Once in the Navy, his first stop was Pictou, Nova Scotia followed by a gunnery course in Cornwallis. Next, aboard his first ship the HMCS Lockeport, Blackie had an exhilarating adventure when its engines failed during an Atlantic gale 290 miles at sea. A news report from the day says, “Seas ranging from 10 to 20 feet buffeted the tiny vessel mercilessly.” With a brilliant stroke of ingenuity, the sailors sewed together their hammocks to make the sails that carried them 190 miles closer to land before an ocean tugboat towed them the last 100 miles into port. It was the first time in the Canadian Navy’s history that a steam-powered ship ever reverted to sail.
Next Blackie went to Vancouver to board the HMCS St. Stephen which travelled through the Panama Canal, on to Newfoundland, then landed at Londonderry Island in Ireland where it was based. From Londonderry Island they ran convoys, protecting between 60 and 70 merchant ships at a time which were carrying supplies vital for Britain to continue its war effort. “We never lost a ship,” says Blackie, who was a gunlayer. The crew detected German submarines with radar and acoustics, and when one was located the crew deployed anti-submarine projectors (also known as hedgehogs) and depth charges.
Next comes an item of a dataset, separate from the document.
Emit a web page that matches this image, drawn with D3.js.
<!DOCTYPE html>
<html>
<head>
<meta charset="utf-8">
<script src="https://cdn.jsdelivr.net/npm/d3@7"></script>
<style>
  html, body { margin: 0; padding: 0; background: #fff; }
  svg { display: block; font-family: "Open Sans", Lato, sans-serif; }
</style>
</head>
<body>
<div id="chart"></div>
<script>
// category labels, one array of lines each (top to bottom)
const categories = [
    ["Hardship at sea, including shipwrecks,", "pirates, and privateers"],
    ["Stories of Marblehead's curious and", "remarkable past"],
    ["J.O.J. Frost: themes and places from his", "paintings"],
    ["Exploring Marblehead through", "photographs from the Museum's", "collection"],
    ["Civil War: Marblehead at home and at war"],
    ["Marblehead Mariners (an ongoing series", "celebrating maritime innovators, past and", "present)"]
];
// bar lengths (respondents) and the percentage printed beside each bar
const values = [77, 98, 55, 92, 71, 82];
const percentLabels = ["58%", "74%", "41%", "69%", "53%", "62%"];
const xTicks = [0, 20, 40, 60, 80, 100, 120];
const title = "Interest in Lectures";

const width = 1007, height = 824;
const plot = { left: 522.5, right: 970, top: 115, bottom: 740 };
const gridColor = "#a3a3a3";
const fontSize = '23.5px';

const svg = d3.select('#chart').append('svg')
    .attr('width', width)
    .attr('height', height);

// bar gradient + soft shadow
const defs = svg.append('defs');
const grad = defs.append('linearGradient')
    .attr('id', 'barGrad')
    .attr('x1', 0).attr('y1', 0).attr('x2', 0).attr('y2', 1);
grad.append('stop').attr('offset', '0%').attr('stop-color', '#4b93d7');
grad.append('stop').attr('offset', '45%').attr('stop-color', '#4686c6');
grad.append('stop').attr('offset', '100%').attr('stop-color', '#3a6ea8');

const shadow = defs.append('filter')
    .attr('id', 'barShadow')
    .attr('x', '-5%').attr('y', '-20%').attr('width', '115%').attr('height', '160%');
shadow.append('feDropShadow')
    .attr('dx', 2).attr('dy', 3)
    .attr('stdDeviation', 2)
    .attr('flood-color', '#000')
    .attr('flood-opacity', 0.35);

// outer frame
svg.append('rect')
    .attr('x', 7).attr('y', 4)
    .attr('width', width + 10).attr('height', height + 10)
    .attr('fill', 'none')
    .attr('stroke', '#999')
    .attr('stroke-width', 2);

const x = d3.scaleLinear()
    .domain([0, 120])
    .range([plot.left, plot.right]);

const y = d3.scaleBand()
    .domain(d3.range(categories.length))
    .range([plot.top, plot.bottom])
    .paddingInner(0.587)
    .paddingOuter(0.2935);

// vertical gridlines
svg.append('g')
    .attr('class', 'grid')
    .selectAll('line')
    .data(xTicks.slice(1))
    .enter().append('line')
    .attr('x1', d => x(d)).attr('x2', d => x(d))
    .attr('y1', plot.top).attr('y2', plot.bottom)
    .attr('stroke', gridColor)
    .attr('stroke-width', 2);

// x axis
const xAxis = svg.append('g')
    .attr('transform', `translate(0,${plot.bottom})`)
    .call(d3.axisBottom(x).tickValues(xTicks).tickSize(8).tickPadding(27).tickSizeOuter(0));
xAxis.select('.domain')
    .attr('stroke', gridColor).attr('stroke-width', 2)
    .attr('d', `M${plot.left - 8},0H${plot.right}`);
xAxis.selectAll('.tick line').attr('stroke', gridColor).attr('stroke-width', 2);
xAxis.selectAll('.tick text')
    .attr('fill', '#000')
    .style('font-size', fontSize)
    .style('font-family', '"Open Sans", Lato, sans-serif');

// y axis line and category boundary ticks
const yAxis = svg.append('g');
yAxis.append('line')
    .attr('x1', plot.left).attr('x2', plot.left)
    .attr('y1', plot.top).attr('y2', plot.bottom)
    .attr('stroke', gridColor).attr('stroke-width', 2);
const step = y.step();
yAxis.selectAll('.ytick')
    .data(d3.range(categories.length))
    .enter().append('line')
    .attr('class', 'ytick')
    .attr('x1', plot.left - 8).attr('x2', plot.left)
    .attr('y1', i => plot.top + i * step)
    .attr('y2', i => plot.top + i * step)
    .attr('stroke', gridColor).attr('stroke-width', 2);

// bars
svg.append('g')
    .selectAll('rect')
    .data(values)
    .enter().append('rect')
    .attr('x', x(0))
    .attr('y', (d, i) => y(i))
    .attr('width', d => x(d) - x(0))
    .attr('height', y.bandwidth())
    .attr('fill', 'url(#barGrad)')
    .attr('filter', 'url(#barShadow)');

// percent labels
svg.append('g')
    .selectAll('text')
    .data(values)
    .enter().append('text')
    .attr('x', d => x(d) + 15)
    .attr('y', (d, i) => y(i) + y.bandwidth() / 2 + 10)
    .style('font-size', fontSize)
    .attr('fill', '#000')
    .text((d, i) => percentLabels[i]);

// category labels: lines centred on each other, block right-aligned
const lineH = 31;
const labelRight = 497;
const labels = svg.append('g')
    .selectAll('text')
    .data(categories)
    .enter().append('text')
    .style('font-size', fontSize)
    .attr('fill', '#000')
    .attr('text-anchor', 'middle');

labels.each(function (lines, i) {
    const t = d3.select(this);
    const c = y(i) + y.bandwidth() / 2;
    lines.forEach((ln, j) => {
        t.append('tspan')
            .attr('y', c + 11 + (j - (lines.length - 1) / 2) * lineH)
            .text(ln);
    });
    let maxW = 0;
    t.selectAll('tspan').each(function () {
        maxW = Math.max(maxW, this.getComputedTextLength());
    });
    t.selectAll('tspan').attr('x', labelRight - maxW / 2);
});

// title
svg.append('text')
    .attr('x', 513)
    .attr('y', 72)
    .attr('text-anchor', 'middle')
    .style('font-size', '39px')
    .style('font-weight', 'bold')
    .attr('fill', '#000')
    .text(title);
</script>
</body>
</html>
On Blackie’s 21st birthday, May 8, 1945, World War II ended. He remembers escorting German submarines to Wales and waving at them, ”They were all young men, just like me.”
In 1947, Blackie hitchhiked to Kingston and joined the army, spending 29 years as a peace-time soldier. Crisscrossing Canada he served in many military bases including those in Winnipeg, Petawawa, Comox and Gagetown. His tours of duty included Texas, Italy, Cyprus, Germany, and England. One of his assignments even took him to Goose Bay in Labrador to put out fires.
Through his years in the army, Blackie accelerated through positions with increasing responsibility, until he became Sgt. Major of the 2nd Reg. Royal Canadian Horse Artillery which operates and trains across the world and across the spectrum of operations including providing humanitarian relief. At any given time Blackie was responsible for up to 400 men. “Not bad for a guy with a grade seven education,” he laughs.
Blackie was married to Phyllis for 67 years. “She was a doll,” he says about the mother of his six girls and five boys.
When Blackie was 52 he retired from the service, then spent many years working at St. Paul’s Cathedral. Looking back on his military career, Blackie says, “My best moments were firing a salute in Montreal on Canada’s birthday, and two salutes for the Queen in New Brunswick and Prince Edward Island. I’ve done it all – thanks for everything."